Obtaining consent from non-English speaking patients

Date: October 5, 2016


George v Biggs [2015] NSWDC 11

Key Points


Sandra George is an elderly Macedonian speaker with a limited grasp of the English language.  In 2009, she began to suffer from worsening hearing impairment and associated issues.

It was found that Ms George had a right sided acoustic neuroma (tumour) of the vestibular nerve.  Following four consultations, Ms George underwent a procedure to remove the tumour.

The procedure was performed following consultations during which Ms George had been assisted by interpreters.  At the first two consultations, a friend acted as an interpreter for Ms George. At the second two consultations, Ms George was assisted by an accredited interpreter.

During the course of the procedure, an adjoining facial nerve was severed which resulted in Ms George suffering from irreparable facial palsy.

In 2012, Ms George commenced proceedings against the surgeon, Nigel Biggs and St Vincent’s Hospital Sydney seeking damages in negligence. Ms George’s position was that she was provided with inadequate information pre-operatively and prior to giving her consent to the procedure, and that the damage to her facial nerve occurred as a result of the negligence of Dr Biggs.

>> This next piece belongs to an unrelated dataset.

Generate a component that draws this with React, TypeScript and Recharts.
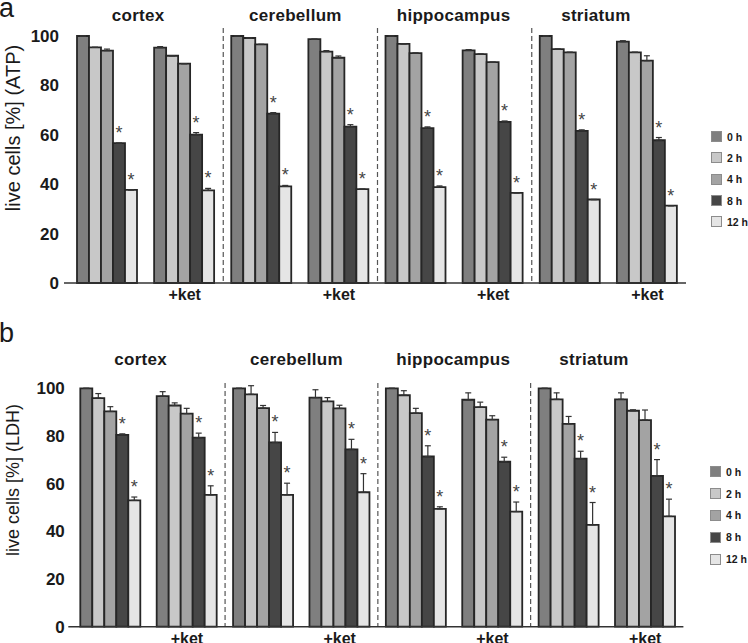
import React from 'react';
import { BarChart, Bar, XAxis, YAxis, ErrorBar, LabelList, ReferenceArea, Legend } from 'recharts';

// ---------- data ----------
const groups = [
  'cortex', 'cortex +ket',
  'cerebellum', 'cerebellum +ket',
  'hippocampus', 'hippocampus +ket',
  'striatum', 'striatum +ket',
];
const regions = ['cortex', 'cerebellum', 'hippocampus', 'striatum'];
const timepoints = ['0 h', '2 h', '4 h', '8 h', '12 h'];
const yTicks = [0, 20, 40, 60, 80, 100];

// ATP assay (panel a), one array per time point, one value per group
const atp0h = [100, 95.3, 100, 98.7, 100, 94.2, 100, 97.7];
const atp2h = [95.4, 92.0, 99.2, 93.7, 96.8, 92.7, 94.7, 93.4];
const atp4h = [94.1, 88.8, 96.6, 91.2, 93.1, 89.4, 93.4, 90.0];
const atp8h = [56.6, 60.1, 68.6, 63.3, 62.7, 65.2, 61.6, 57.8];
const atp12h = [37.7, 37.5, 39.1, 38.0, 38.8, 36.5, 33.8, 31.3];
const atpErr0h = [0, 0.4, 0, 0, 0, 0.3, 0, 0.4];
const atpErr2h = [0, 0, 0, 0.4, 0, 0, 0, 0];
const atpErr4h = [0.6, 0, 0, 0.7, 0, 0, 0, 2.0];
const atpErr8h = [0, 0.8, 0.4, 0.8, 0.5, 0.4, 0.4, 1.1];
const atpErr12h = [0, 0.8, 0.4, 0, 0.5, 0, 0, 0];

// LDH assay (panel b)
const ldh0h = [100, 96.7, 100, 96.1, 100, 95.2, 100, 95.4];
const ldh2h = [95.9, 92.8, 97.5, 94.5, 97.1, 92.1, 95.4, 90.6];
const ldh4h = [90.3, 89.4, 91.7, 91.6, 89.6, 86.9, 85.1, 86.7];
const ldh8h = [80.5, 79.3, 77.3, 74.4, 71.4, 69.2, 70.5, 63.3];
const ldh12h = [53.0, 55.3, 55.3, 56.4, 49.4, 48.3, 42.7, 46.3];
const ldhErr0h = [0, 1.9, 0, 3.3, 0, 2.9, 0, 2.7];
const ldhErr2h = [1.9, 1.1, 3.6, 1.6, 1.9, 2.1, 2.7, 0.4];
const ldhErr4h = [2.0, 2.2, 1.1, 1.3, 2.0, 1.6, 3.1, 4.2];
const ldhErr8h = [0.4, 1.9, 4.2, 4.2, 4.5, 1.9, 3.1, 6.8];
const ldhErr12h = [1.4, 3.8, 4.9, 7.8, 0.9, 4.0, 9.4, 7.2];

// which time points carry a significance asterisk
const significant = [false, false, false, true, true];

// ---------- styles ----------
const FONT = '"Liberation Sans", Arial, Helvetica, sans-serif';
const TEXT = '#1a1a1a';
const barColors = ['#7f7f7f', '#c8c8c8', '#a3a3a3', '#464646', '#e5e5e5'];
const barStroke = '#262626';
const regionLabelDx = [-8, -5, -1, -13];

function buildRows(series: number[][], errors: number[][]) {
  return groups.map((g, i) => {
    const row: any = { group: g };
    series.forEach((s, k) => {
      row['v' + k] = s[i];
      row['e' + k] = [0, errors[k][i]];
    });
    return row;
  });
}

const atpErrors = [atpErr0h, atpErr2h, atpErr4h, atpErr8h, atpErr12h];
const ldhErrors = [ldhErr0h, ldhErr2h, ldhErr4h, ldhErr8h, ldhErr12h];
const atpRows = buildRows([atp0h, atp2h, atp4h, atp8h, atp12h], atpErrors);
const ldhRows = buildRows([ldh0h, ldh2h, ldh4h, ldh8h, ldh12h], ldhErrors);

type PanelCfg = {
  letter: string;
  yLabel: string;
  yLabelSize: number;
  top: number;
  height: number;
  marginTop: number;
  marginBottom: number;
  marginRight: number;
  xAxisHeight: number;
  yAxisWidth: number;
  padLeft: number;
  tickGap: number;
  yLabelCy: number;
  letterBaseline: number;
  regionAbove: number;
  dashAbove: number;
  legendTop: number;
  legendLeft: number;
  legendStep: number;
};

const panelA: PanelCfg = {
  letter: 'a', yLabel: 'live cells [%] (ATP)', yLabelSize: 20, top: 0, height: 320,
  marginTop: 36, marginBottom: 7, marginRight: 62, xAxisHeight: 30, yAxisWidth: 64,
  padLeft: 5, tickGap: 5, yLabelCy: 128, letterBaseline: 16.5, regionAbove: 15.5, dashAbove: 8,
  legendTop: 126, legendLeft: 711, legendStep: 21.3,
};
const panelB: PanelCfg = {
  letter: 'b', yLabel: 'live cells [%] (LDH)', yLabelSize: 18, top: 320, height: 323,
  marginTop: 65.7, marginBottom: 0.3, marginRight: 64.6, xAxisHeight: 16, yAxisWidth: 68.3,
  padLeft: 4, tickGap: 3.5, yLabelCy: 160, letterBaseline: 21.5, regionAbove: 20.7, dashAbove: 2.7,
  legendTop: 141, legendLeft: 710, legendStep: 21.8,
};

function LegendBox({ step }: { step: number }) {
  return (
    <div style={{ fontFamily: FONT }}>
      {timepoints.map((t, k) => (
        <div key={t} style={{ height: step, display: 'flex', alignItems: 'center' }}>
          <div style={{ width: 9, height: 9, background: barColors[k], border: '1px solid #8c8c8c', marginRight: 5, flexShrink: 0 }} />
          <span style={{ fontSize: 10.5, fontWeight: 'bold', color: TEXT, whiteSpace: 'nowrap' }}>{t}</span>
        </div>
      ))}
    </div>
  );
}

function Panel({ cfg, rows, errors }: { cfg: PanelCfg; rows: any[]; errors: number[][] }) {
  const asterisk = (k: number) => (props: any) => {
    const { x, y, width, height, value, index } = props;
    if (value == null || !height) return null;
    const perUnit = Number(height) / Number(value);
    const errTop = Number(y) - errors[k][index] * perUnit;
    return (
      <text x={Number(x) + Number(width) / 2} y={errTop - 4} textAnchor="middle"
        fontSize={18} fill="#444" fontFamily={FONT}>*</text>
    );
  };

  const yLabelContent = () => (
    <g>
      <text x={-1} y={cfg.letterBaseline} fontSize={27} fill={TEXT} fontFamily={FONT}>
        {cfg.letter}
      </text>
      <text transform={`translate(13, ${cfg.yLabelCy}) rotate(-90)`} textAnchor="middle"
        dominantBaseline="central" fontSize={cfg.yLabelSize} fill={TEXT} fontFamily={FONT}>
        {cfg.yLabel}
      </text>
    </g>
  );

  const regionShape = (i: number, name: string) => (p: any) => {
    const x = Number(p.x), y = Number(p.y), w = Number(p.width), h = Number(p.height);
    return (
      <g>
        <text x={x + w / 2 + regionLabelDx[i]} y={y - cfg.regionAbove} textAnchor="middle"
          fontSize={17} fontWeight="bold" fill={TEXT} fontFamily={FONT} letterSpacing={0.3}>
          {name}
        </text>
        {i > 0 && (
          <line x1={x} x2={x} y1={y - cfg.dashAbove} y2={y + h} stroke="#555"
            strokeWidth={1.2} strokeDasharray="5 3" />
        )}
      </g>
    );
  };

  const xTick = (props: any) => {
    const { x, y, payload } = props;
    const v = String(payload.value);
    if (!v.includes('+ket')) return <g />;
    return (
      <text x={x} y={Number(y) + 17} textAnchor="middle" fontSize={16} fontWeight="bold"
        fill={TEXT} fontFamily={FONT}>+ket</text>
    );
  };

  return (
    <div style={{ position: 'absolute', left: 0, top: cfg.top, width: 748, height: cfg.height }}>
      <BarChart width={748} height={cfg.height} data={rows}
        margin={{ top: cfg.marginTop, right: cfg.marginRight, bottom: cfg.marginBottom, left: 0 }}
        barCategoryGap={8} barGap={0}>
        <XAxis dataKey="group" interval={0} tickLine={false} tickSize={0} tickMargin={0}
          height={cfg.xAxisHeight} padding={{ left: cfg.padLeft, right: 0 }}
          axisLine={{ stroke: '#333', strokeWidth: 1.5 }} tick={xTick} />
        <YAxis domain={[0, 100]} ticks={yTicks} width={cfg.yAxisWidth} axisLine={false}
          tickLine={false} tickSize={0} tickMargin={cfg.tickGap}
          tick={{ fill: TEXT, fontSize: 17, fontWeight: 'bold', fontFamily: FONT }}
          label={{ value: cfg.yLabel, content: yLabelContent }} />
        {regions.map((r, i) => (
          <ReferenceArea key={r} x1={r} x2={r + ' +ket'} fill="none" stroke="none"
            ifOverflow="visible" shape={regionShape(i, r)} />
        ))}
        {timepoints.map((t, k) => (
          <Bar key={t} dataKey={'v' + k} name={t} fill={barColors[k]} stroke={barStroke}
            strokeWidth={1.8} isAnimationActive={false}>
            <ErrorBar dataKey={'e' + k} direction="y" width={3} stroke="#333" strokeWidth={1.2} />
            {significant[k] && <LabelList dataKey={'v' + k} content={asterisk(k)} />}
          </Bar>
        ))}
        <Legend layout="vertical" align="center" verticalAlign="middle"
          wrapperStyle={{ position: 'absolute', left: cfg.legendLeft, top: cfg.legendTop, width: 37 }}
          content={() => <LegendBox step={cfg.legendStep} />} />
      </BarChart>
    </div>
  );
}

export default function App() {
  return (
    <div style={{ position: 'absolute', left: 0, top: 0, width: 748, height: 643, background: '#fff', overflow: 'hidden' }}>
      <Panel cfg={panelA} rows={atpRows} errors={atpErrors} />
      <Panel cfg={panelB} rows={ldhRows} errors={ldhErrors} />
    </div>
  );
}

The trial Judge found the patient was not successful in relation to her allegation that there had been negligent performance of the surgery, however, the patient was successful in establishing that there had been a failure to warn her of the risks and was awarded $331,000.

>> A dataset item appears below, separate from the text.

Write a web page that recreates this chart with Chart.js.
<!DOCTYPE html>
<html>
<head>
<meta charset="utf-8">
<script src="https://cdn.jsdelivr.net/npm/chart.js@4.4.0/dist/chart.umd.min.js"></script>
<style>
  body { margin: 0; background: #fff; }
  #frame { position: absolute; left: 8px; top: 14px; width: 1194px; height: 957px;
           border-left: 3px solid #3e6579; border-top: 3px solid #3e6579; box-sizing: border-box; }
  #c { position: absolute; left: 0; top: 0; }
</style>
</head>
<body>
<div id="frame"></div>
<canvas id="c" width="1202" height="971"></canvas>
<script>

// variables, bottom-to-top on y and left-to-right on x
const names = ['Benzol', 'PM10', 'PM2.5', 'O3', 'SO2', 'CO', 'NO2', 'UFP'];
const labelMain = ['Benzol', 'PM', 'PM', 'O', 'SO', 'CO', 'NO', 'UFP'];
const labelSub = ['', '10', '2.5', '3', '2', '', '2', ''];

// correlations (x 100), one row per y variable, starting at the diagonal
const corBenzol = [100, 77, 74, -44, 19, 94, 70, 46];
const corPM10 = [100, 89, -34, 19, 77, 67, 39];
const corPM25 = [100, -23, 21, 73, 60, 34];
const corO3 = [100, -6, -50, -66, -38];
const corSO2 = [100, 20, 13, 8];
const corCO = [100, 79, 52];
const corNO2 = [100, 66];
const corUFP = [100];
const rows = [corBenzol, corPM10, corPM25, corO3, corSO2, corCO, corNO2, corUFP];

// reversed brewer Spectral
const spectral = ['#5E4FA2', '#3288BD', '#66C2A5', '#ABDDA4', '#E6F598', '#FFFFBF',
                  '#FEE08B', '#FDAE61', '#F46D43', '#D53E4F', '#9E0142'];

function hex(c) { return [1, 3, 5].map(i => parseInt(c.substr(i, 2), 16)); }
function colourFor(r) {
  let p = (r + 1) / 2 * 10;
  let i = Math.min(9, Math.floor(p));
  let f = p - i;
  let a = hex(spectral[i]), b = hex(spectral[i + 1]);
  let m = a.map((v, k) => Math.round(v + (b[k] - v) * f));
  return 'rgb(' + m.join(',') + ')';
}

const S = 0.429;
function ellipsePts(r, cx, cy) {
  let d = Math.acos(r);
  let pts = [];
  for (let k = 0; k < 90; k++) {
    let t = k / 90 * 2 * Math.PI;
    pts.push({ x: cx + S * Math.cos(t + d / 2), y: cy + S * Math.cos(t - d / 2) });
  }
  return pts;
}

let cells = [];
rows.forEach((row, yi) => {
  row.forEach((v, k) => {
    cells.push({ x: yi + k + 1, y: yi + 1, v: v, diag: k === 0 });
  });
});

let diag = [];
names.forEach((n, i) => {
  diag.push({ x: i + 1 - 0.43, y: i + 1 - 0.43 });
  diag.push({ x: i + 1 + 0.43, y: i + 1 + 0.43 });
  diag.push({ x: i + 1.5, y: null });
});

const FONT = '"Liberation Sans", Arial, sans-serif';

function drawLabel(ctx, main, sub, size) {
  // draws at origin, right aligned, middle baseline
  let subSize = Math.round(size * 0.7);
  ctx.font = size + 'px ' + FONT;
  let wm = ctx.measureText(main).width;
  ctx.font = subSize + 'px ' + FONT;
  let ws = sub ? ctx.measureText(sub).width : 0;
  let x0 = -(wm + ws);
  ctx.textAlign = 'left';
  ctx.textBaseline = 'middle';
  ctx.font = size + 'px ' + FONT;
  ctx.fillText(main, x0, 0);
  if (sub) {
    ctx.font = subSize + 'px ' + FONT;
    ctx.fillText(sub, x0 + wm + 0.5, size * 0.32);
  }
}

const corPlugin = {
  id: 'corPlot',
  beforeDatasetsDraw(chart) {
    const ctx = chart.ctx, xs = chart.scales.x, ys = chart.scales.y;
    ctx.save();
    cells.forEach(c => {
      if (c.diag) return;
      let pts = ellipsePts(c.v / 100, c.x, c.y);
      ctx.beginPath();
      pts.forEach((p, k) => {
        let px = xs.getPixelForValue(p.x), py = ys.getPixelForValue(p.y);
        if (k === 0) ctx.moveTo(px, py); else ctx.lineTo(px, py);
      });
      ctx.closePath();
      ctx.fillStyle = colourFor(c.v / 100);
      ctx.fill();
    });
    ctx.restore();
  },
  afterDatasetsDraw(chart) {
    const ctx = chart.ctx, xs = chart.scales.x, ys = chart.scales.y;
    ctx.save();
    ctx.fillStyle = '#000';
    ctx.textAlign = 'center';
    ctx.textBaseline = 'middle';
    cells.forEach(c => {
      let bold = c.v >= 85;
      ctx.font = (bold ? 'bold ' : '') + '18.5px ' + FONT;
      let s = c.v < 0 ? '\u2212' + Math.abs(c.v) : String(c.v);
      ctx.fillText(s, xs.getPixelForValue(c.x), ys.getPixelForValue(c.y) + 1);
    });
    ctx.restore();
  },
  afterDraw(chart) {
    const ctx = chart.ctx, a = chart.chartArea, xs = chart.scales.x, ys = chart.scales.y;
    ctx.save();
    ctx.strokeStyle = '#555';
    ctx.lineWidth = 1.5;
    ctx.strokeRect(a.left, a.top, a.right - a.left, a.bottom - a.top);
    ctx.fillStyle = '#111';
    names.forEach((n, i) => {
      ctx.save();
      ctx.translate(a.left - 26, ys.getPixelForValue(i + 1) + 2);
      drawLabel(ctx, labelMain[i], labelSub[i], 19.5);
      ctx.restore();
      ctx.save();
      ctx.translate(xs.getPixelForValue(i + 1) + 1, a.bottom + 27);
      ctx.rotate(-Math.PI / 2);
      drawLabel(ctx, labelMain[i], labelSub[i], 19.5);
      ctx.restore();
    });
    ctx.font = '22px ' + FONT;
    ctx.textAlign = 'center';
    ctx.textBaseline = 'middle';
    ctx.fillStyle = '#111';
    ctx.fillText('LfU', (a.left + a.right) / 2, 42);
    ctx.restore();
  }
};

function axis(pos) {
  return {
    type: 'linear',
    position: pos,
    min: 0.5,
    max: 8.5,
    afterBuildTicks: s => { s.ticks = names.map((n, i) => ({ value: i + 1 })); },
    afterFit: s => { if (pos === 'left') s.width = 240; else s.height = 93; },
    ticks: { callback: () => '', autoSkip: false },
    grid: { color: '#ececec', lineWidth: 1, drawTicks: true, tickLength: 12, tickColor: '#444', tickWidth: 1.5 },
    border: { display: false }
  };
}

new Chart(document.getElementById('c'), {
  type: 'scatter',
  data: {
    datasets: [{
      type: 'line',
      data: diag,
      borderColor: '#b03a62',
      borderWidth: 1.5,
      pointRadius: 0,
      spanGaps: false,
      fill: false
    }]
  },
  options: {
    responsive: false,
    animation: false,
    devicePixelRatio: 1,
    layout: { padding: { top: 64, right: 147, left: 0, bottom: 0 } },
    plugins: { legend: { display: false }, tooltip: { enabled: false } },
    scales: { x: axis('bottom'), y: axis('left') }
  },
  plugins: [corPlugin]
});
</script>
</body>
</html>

The hospital and Dr Biggs appealed the decision.


The Court of Appeal allowed the appeal and set aside the judgment in favour of Ms George.  It was found (among other things) that:

Perhaps most importantly, the Court of Appeal rejected the argument that practitioners must take additional steps to ensure a patient understands, or that the patient understands an interpreter. The Court of Appeal clarified the content of the duty of care owed by a practitioner to a patient with limited grasp of the English Language.  The Court of Appeal held that the duty is to take reasonable care to ensure that the material risks relating to a surgical procedure are conveyed, and that the practitioners satisfy themselves that the substance of the information has been conveyed and been understood.


This decision should act as a reminder to practitioners that not only do they have a duty to ensure that patients are adequately advised of the risks of treatment and alternative treatment options, but they must also convey the information in a manner in which the patient can understand.  Where a patient has a limited grasp of the English language, an accredited interpreter should be used in order to ensure that the substance of the information has been conveyed and been understood.